====== Dataset content

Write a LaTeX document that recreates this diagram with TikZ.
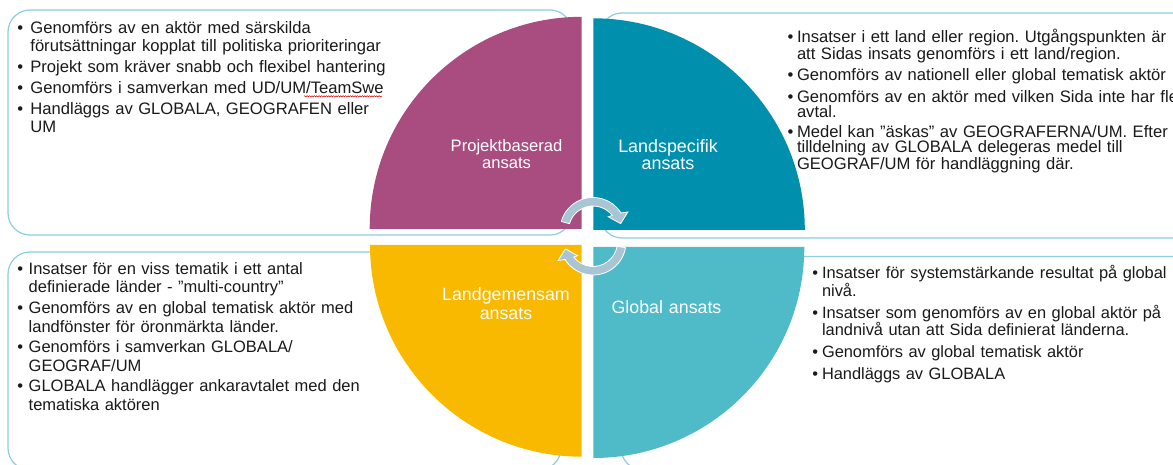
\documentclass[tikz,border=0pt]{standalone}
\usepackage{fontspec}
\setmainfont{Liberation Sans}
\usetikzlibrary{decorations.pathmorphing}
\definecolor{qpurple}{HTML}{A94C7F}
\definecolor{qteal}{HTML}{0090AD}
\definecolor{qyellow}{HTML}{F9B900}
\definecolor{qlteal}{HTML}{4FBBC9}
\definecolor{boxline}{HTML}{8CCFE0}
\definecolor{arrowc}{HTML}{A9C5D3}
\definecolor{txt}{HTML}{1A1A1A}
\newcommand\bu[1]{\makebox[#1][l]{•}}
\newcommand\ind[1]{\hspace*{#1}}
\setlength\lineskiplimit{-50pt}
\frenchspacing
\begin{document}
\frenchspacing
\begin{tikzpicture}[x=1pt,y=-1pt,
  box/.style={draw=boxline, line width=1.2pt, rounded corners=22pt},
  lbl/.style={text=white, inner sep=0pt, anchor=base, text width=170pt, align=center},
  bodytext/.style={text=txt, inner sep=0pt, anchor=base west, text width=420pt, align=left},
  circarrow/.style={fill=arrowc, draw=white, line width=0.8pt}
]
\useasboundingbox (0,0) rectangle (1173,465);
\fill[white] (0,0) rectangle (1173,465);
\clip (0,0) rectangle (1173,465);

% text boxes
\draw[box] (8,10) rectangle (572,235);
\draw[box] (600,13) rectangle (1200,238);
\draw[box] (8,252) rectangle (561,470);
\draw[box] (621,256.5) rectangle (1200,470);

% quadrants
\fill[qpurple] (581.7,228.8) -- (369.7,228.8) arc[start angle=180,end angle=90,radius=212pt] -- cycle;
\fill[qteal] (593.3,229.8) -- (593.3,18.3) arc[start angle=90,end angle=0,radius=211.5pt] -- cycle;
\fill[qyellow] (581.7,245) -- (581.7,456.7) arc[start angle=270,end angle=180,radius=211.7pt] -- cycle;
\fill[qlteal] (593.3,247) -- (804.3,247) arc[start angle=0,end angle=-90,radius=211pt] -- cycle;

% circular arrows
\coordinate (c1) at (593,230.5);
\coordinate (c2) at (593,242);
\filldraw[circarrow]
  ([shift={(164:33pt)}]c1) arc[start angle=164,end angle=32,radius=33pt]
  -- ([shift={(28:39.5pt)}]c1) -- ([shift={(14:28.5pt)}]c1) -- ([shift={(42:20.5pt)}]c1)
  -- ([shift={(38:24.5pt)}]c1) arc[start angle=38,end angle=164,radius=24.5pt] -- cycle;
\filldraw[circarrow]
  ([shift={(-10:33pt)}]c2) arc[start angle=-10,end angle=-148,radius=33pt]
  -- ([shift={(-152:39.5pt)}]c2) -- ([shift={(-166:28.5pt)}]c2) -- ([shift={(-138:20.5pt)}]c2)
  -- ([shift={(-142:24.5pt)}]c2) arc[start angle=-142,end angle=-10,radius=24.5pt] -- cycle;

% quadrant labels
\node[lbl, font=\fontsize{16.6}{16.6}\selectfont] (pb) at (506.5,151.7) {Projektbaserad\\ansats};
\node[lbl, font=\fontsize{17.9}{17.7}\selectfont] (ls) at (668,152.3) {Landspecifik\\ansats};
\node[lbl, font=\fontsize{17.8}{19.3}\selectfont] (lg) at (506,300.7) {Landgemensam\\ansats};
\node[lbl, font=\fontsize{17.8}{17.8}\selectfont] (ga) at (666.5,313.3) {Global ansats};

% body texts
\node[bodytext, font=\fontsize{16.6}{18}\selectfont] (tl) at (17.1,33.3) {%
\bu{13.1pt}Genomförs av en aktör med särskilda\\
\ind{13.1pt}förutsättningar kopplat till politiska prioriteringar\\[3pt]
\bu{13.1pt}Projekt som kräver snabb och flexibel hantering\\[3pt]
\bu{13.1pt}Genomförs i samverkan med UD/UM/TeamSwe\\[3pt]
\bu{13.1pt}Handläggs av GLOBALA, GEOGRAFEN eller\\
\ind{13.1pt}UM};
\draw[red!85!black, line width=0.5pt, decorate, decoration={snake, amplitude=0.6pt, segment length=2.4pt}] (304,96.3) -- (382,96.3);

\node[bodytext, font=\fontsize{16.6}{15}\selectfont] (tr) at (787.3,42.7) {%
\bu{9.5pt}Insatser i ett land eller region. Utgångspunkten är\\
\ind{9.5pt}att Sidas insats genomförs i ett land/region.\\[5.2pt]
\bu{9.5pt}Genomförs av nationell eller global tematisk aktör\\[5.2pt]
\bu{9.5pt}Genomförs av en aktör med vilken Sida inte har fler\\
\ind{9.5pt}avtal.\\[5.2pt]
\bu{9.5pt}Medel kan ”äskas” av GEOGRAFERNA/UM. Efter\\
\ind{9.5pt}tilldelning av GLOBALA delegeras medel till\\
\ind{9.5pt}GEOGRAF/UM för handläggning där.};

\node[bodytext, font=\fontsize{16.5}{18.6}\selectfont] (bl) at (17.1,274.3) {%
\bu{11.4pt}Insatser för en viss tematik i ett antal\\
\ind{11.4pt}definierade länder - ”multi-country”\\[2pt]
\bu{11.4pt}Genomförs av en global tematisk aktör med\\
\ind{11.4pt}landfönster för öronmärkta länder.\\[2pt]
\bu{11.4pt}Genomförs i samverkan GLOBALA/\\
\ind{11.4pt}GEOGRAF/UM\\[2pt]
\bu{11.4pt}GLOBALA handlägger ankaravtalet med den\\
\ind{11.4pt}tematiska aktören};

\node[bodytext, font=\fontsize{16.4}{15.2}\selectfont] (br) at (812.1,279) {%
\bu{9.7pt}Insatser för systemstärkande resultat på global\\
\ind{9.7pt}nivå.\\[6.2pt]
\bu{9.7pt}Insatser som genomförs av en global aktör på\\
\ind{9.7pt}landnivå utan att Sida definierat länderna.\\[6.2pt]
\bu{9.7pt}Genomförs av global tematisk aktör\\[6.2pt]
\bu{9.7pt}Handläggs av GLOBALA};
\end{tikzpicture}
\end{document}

============

» Task to carry out:
Print the complete listing exactly, apart from any pictures.

» Task result:
Write a LaTeX document that recreates this diagram with TikZ.
\documentclass[tikz,border=0pt]{standalone}
\usepackage{fontspec}
\setmainfont{Liberation Sans}
\usetikzlibrary{decorations.pathmorphing}
\definecolor{qpurple}{HTML}{A94C7F}
\definecolor{qteal}{HTML}{0090AD}
\definecolor{qyellow}{HTML}{F9B900}
\definecolor{qlteal}{HTML}{4FBBC9}
\definecolor{boxline}{HTML}{8CCFE0}
\definecolor{arrowc}{HTML}{A9C5D3}
\definecolor{txt}{HTML}{1A1A1A}
\newcommand\bu[1]{\makebox[#1][l]{•}}
\newcommand\ind[1]{\hspace*{#1}}
\setlength\lineskiplimit{-50pt}
\frenchspacing
\begin{document}
\frenchspacing
\begin{tikzpicture}[x=1pt,y=-1pt,
  box/.style={draw=boxline, line width=1.2pt, rounded corners=22pt},
  lbl/.style={text=white, inner sep=0pt, anchor=base, text width=170pt, align=center},
  bodytext/.style={text=txt, inner sep=0pt, anchor=base west, text width=420pt, align=left},
  circarrow/.style={fill=arrowc, draw=white, line width=0.8pt}
]
\useasboundingbox (0,0) rectangle (1173,465);
\fill[white] (0,0) rectangle (1173,465);
\clip (0,0) rectangle (1173,465);

% text boxes
\draw[box] (8,10) rectangle (572,235);
\draw[box] (600,13) rectangle (1200,238);
\draw[box] (8,252) rectangle (561,470);
\draw[box] (621,256.5) rectangle (1200,470);

% quadrants
\fill[qpurple] (581.7,228.8) -- (369.7,228.8) arc[start angle=180,end angle=90,radius=212pt] -- cycle;
\fill[qteal] (593.3,229.8) -- (593.3,18.3) arc[start angle=90,end angle=0,radius=211.5pt] -- cycle;
\fill[qyellow] (581.7,245) -- (581.7,456.7) arc[start angle=270,end angle=180,radius=211.7pt] -- cycle;
\fill[qlteal] (593.3,247) -- (804.3,247) arc[start angle=0,end angle=-90,radius=211pt] -- cycle;

% circular arrows
\coordinate (c1) at (593,230.5);
\coordinate (c2) at (593,242);
\filldraw[circarrow]
  ([shift={(164:33pt)}]c1) arc[start angle=164,end angle=32,radius=33pt]
  -- ([shift={(28:39.5pt)}]c1) -- ([shift={(14:28.5pt)}]c1) -- ([shift={(42:20.5pt)}]c1)
  -- ([shift={(38:24.5pt)}]c1) arc[start angle=38,end angle=164,radius=24.5pt] -- cycle;
\filldraw[circarrow]
  ([shift={(-10:33pt)}]c2) arc[start angle=-10,end angle=-148,radius=33pt]
  -- ([shift={(-152:39.5pt)}]c2) -- ([shift={(-166:28.5pt)}]c2) -- ([shift={(-138:20.5pt)}]c2)
  -- ([shift={(-142:24.5pt)}]c2) arc[start angle=-142,end angle=-10,radius=24.5pt] -- cycle;

% quadrant labels
\node[lbl, font=\fontsize{16.6}{16.6}\selectfont] (pb) at (506.5,151.7) {Projektbaserad\\ansats};
\node[lbl, font=\fontsize{17.9}{17.7}\selectfont] (ls) at (668,152.3) {Landspecifik\\ansats};
\node[lbl, font=\fontsize{17.8}{19.3}\selectfont] (lg) at (506,300.7) {Landgemensam\\ansats};
\node[lbl, font=\fontsize{17.8}{17.8}\selectfont] (ga) at (666.5,313.3) {Global ansats};

% body texts
\node[bodytext, font=\fontsize{16.6}{18}\selectfont] (tl) at (17.1,33.3) {%
\bu{13.1pt}Genomförs av en aktör med särskilda\\
\ind{13.1pt}förutsättningar kopplat till politiska prioriteringar\\[3pt]
\bu{13.1pt}Projekt som kräver snabb och flexibel hantering\\[3pt]
\bu{13.1pt}Genomförs i samverkan med UD/UM/TeamSwe\\[3pt]
\bu{13.1pt}Handläggs av GLOBALA, GEOGRAFEN eller\\
\ind{13.1pt}UM};
\draw[red!85!black, line width=0.5pt, decorate, decoration={snake, amplitude=0.6pt, segment length=2.4pt}] (304,96.3) -- (382,96.3);

\node[bodytext, font=\fontsize{16.6}{15}\selectfont] (tr) at (787.3,42.7) {%
\bu{9.5pt}Insatser i ett land eller region. Utgångspunkten är\\
\ind{9.5pt}att Sidas insats genomförs i ett land/region.\\[5.2pt]
\bu{9.5pt}Genomförs av nationell eller global tematisk aktör\\[5.2pt]
\bu{9.5pt}Genomförs av en aktör med vilken Sida inte har fler\\
\ind{9.5pt}avtal.\\[5.2pt]
\bu{9.5pt}Medel kan ”äskas” av GEOGRAFERNA/UM. Efter\\
\ind{9.5pt}tilldelning av GLOBALA delegeras medel till\\
\ind{9.5pt}GEOGRAF/UM för handläggning där.};

\node[bodytext, font=\fontsize{16.5}{18.6}\selectfont] (bl) at (17.1,274.3) {%
\bu{11.4pt}Insatser för en viss tematik i ett antal\\
\ind{11.4pt}definierade länder - ”multi-country”\\[2pt]
\bu{11.4pt}Genomförs av en global tematisk aktör med\\
\ind{11.4pt}landfönster för öronmärkta länder.\\[2pt]
\bu{11.4pt}Genomförs i samverkan GLOBALA/\\
\ind{11.4pt}GEOGRAF/UM\\[2pt]
\bu{11.4pt}GLOBALA handlägger ankaravtalet med den\\
\ind{11.4pt}tematiska aktören};

\node[bodytext, font=\fontsize{16.4}{15.2}\selectfont] (br) at (812.1,279) {%
\bu{9.7pt}Insatser för systemstärkande resultat på global\\
\ind{9.7pt}nivå.\\[6.2pt]
\bu{9.7pt}Insatser som genomförs av en global aktör på\\
\ind{9.7pt}landnivå utan att Sida definierat länderna.\\[6.2pt]
\bu{9.7pt}Genomförs av global tematisk aktör\\[6.2pt]
\bu{9.7pt}Handläggs av GLOBALA};
\end{tikzpicture}
\end{document}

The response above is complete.